* **Directive**
Output all of the entries exactly as written.

* **Extracted material**
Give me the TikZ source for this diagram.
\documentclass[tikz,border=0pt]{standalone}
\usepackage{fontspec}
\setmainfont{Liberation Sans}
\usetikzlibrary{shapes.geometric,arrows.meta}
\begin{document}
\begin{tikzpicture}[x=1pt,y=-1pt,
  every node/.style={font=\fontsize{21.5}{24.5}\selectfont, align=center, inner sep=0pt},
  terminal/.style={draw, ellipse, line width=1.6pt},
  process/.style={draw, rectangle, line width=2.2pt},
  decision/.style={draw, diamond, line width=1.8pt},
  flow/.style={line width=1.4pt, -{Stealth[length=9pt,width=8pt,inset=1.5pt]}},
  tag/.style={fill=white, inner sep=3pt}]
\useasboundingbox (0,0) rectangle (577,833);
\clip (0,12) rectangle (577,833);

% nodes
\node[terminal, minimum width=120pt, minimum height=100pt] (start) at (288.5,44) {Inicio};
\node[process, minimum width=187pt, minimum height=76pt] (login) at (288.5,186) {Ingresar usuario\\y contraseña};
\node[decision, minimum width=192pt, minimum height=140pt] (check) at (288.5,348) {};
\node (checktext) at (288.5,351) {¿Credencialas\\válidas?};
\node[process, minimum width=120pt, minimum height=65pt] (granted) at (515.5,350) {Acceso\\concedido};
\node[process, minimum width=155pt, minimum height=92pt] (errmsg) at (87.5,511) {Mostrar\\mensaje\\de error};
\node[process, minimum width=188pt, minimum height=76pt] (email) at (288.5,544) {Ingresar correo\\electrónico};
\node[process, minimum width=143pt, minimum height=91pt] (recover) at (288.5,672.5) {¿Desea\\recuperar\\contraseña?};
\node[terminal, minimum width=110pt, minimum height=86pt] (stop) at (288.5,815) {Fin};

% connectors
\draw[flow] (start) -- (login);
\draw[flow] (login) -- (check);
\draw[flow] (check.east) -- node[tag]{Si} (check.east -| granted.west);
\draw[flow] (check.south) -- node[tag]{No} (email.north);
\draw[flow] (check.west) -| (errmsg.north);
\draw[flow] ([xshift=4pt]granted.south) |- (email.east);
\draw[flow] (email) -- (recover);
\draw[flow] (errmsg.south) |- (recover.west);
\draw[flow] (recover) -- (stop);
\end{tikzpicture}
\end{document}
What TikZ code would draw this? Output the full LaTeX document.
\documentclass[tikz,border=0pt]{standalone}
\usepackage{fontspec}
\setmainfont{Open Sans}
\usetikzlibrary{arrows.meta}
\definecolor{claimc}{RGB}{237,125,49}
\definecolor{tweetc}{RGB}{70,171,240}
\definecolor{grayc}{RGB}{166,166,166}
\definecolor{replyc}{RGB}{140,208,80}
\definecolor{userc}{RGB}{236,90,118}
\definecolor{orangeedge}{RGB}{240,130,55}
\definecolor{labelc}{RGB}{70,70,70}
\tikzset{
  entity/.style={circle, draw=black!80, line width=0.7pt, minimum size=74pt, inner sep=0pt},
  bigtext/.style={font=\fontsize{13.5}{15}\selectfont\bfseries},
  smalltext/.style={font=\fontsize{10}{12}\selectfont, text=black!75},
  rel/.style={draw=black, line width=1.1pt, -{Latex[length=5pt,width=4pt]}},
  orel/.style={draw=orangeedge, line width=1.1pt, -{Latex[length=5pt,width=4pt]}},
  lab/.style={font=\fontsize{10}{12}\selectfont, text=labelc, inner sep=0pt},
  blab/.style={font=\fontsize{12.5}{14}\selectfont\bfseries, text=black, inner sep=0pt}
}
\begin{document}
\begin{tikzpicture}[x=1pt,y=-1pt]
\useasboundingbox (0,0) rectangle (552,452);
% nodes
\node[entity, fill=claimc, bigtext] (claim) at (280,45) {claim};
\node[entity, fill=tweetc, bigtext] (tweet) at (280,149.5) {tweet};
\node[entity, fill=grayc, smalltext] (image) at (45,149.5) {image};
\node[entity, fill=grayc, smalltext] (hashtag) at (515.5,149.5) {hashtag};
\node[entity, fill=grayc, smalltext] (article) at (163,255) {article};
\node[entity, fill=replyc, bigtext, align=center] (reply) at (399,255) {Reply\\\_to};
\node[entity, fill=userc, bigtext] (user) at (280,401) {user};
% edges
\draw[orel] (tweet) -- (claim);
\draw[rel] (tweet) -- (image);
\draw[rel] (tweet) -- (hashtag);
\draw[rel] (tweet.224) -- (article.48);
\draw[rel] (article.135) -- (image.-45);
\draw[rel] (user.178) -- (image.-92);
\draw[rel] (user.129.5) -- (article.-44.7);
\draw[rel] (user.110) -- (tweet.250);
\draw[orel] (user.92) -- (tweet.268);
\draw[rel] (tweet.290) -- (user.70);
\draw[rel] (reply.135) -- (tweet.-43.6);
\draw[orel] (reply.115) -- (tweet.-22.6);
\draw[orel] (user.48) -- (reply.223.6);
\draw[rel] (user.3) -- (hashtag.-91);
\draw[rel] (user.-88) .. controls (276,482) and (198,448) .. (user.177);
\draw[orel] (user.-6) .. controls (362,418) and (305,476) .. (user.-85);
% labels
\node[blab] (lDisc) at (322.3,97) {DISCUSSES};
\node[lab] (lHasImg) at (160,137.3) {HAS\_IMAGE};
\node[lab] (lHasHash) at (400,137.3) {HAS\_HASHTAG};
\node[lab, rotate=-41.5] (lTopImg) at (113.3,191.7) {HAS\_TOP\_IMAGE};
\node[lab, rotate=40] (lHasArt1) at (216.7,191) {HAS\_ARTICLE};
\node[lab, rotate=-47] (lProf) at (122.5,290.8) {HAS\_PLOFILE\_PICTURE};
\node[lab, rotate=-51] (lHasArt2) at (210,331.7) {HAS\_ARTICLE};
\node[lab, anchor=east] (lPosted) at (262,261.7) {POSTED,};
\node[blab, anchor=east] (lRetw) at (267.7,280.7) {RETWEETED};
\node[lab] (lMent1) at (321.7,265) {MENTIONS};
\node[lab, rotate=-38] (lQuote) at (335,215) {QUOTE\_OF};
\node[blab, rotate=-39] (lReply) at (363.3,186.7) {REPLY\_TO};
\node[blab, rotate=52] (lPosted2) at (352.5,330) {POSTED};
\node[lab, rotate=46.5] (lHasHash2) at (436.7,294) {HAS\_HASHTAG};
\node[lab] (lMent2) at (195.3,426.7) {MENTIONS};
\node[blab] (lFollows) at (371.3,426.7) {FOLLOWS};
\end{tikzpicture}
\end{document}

* **Result of the task**
Give me the TikZ source for this diagram.
\documentclass[tikz,border=0pt]{standalone}
\usepackage{fontspec}
\setmainfont{Liberation Sans}
\usetikzlibrary{shapes.geometric,arrows.meta}
\begin{document}
\begin{tikzpicture}[x=1pt,y=-1pt,
  every node/.style={font=\fontsize{21.5}{24.5}\selectfont, align=center, inner sep=0pt},
  terminal/.style={draw, ellipse, line width=1.6pt},
  process/.style={draw, rectangle, line width=2.2pt},
  decision/.style={draw, diamond, line width=1.8pt},
  flow/.style={line width=1.4pt, -{Stealth[length=9pt,width=8pt,inset=1.5pt]}},
  tag/.style={fill=white, inner sep=3pt}]
\useasboundingbox (0,0) rectangle (577,833);
\clip (0,12) rectangle (577,833);

% nodes
\node[terminal, minimum width=120pt, minimum height=100pt] (start) at (288.5,44) {Inicio};
\node[process, minimum width=187pt, minimum height=76pt] (login) at (288.5,186) {Ingresar usuario\\y contraseña};
\node[decision, minimum width=192pt, minimum height=140pt] (check) at (288.5,348) {};
\node (checktext) at (288.5,351) {¿Credencialas\\válidas?};
\node[process, minimum width=120pt, minimum height=65pt] (granted) at (515.5,350) {Acceso\\concedido};
\node[process, minimum width=155pt, minimum height=92pt] (errmsg) at (87.5,511) {Mostrar\\mensaje\\de error};
\node[process, minimum width=188pt, minimum height=76pt] (email) at (288.5,544) {Ingresar correo\\electrónico};
\node[process, minimum width=143pt, minimum height=91pt] (recover) at (288.5,672.5) {¿Desea\\recuperar\\contraseña?};
\node[terminal, minimum width=110pt, minimum height=86pt] (stop) at (288.5,815) {Fin};

% connectors
\draw[flow] (start) -- (login);
\draw[flow] (login) -- (check);
\draw[flow] (check.east) -- node[tag]{Si} (check.east -| granted.west);
\draw[flow] (check.south) -- node[tag]{No} (email.north);
\draw[flow] (check.west) -| (errmsg.north);
\draw[flow] ([xshift=4pt]granted.south) |- (email.east);
\draw[flow] (email) -- (recover);
\draw[flow] (errmsg.south) |- (recover.west);
\draw[flow] (recover) -- (stop);
\end{tikzpicture}
\end{document}
What TikZ code would draw this? Output the full LaTeX document.
\documentclass[tikz,border=0pt]{standalone}
\usepackage{fontspec}
\setmainfont{Open Sans}
\usetikzlibrary{arrows.meta}
\definecolor{claimc}{RGB}{237,125,49}
\definecolor{tweetc}{RGB}{70,171,240}
\definecolor{grayc}{RGB}{166,166,166}
\definecolor{replyc}{RGB}{140,208,80}
\definecolor{userc}{RGB}{236,90,118}
\definecolor{orangeedge}{RGB}{240,130,55}
\definecolor{labelc}{RGB}{70,70,70}
\tikzset{
  entity/.style={circle, draw=black!80, line width=0.7pt, minimum size=74pt, inner sep=0pt},
  bigtext/.style={font=\fontsize{13.5}{15}\selectfont\bfseries},
  smalltext/.style={font=\fontsize{10}{12}\selectfont, text=black!75},
  rel/.style={draw=black, line width=1.1pt, -{Latex[length=5pt,width=4pt]}},
  orel/.style={draw=orangeedge, line width=1.1pt, -{Latex[length=5pt,width=4pt]}},
  lab/.style={font=\fontsize{10}{12}\selectfont, text=labelc, inner sep=0pt},
  blab/.style={font=\fontsize{12.5}{14}\selectfont\bfseries, text=black, inner sep=0pt}
}
\begin{document}
\begin{tikzpicture}[x=1pt,y=-1pt]
\useasboundingbox (0,0) rectangle (552,452);
% nodes
\node[entity, fill=claimc, bigtext] (claim) at (280,45) {claim};
\node[entity, fill=tweetc, bigtext] (tweet) at (280,149.5) {tweet};
\node[entity, fill=grayc, smalltext] (image) at (45,149.5) {image};
\node[entity, fill=grayc, smalltext] (hashtag) at (515.5,149.5) {hashtag};
\node[entity, fill=grayc, smalltext] (article) at (163,255) {article};
\node[entity, fill=replyc, bigtext, align=center] (reply) at (399,255) {Reply\\\_to};
\node[entity, fill=userc, bigtext] (user) at (280,401) {user};
% edges
\draw[orel] (tweet) -- (claim);
\draw[rel] (tweet) -- (image);
\draw[rel] (tweet) -- (hashtag);
\draw[rel] (tweet.224) -- (article.48);
\draw[rel] (article.135) -- (image.-45);
\draw[rel] (user.178) -- (image.-92);
\draw[rel] (user.129.5) -- (article.-44.7);
\draw[rel] (user.110) -- (tweet.250);
\draw[orel] (user.92) -- (tweet.268);
\draw[rel] (tweet.290) -- (user.70);
\draw[rel] (reply.135) -- (tweet.-43.6);
\draw[orel] (reply.115) -- (tweet.-22.6);
\draw[orel] (user.48) -- (reply.223.6);
\draw[rel] (user.3) -- (hashtag.-91);
\draw[rel] (user.-88) .. controls (276,482) and (198,448) .. (user.177);
\draw[orel] (user.-6) .. controls (362,418) and (305,476) .. (user.-85);
% labels
\node[blab] (lDisc) at (322.3,97) {DISCUSSES};
\node[lab] (lHasImg) at (160,137.3) {HAS\_IMAGE};
\node[lab] (lHasHash) at (400,137.3) {HAS\_HASHTAG};
\node[lab, rotate=-41.5] (lTopImg) at (113.3,191.7) {HAS\_TOP\_IMAGE};
\node[lab, rotate=40] (lHasArt1) at (216.7,191) {HAS\_ARTICLE};
\node[lab, rotate=-47] (lProf) at (122.5,290.8) {HAS\_PLOFILE\_PICTURE};
\node[lab, rotate=-51] (lHasArt2) at (210,331.7) {HAS\_ARTICLE};
\node[lab, anchor=east] (lPosted) at (262,261.7) {POSTED,};
\node[blab, anchor=east] (lRetw) at (267.7,280.7) {RETWEETED};
\node[lab] (lMent1) at (321.7,265) {MENTIONS};
\node[lab, rotate=-38] (lQuote) at (335,215) {QUOTE\_OF};
\node[blab, rotate=-39] (lReply) at (363.3,186.7) {REPLY\_TO};
\node[blab, rotate=52] (lPosted2) at (352.5,330) {POSTED};
\node[lab, rotate=46.5] (lHasHash2) at (436.7,294) {HAS\_HASHTAG};
\node[lab] (lMent2) at (195.3,426.7) {MENTIONS};
\node[blab] (lFollows) at (371.3,426.7) {FOLLOWS};
\end{tikzpicture}
\end{document}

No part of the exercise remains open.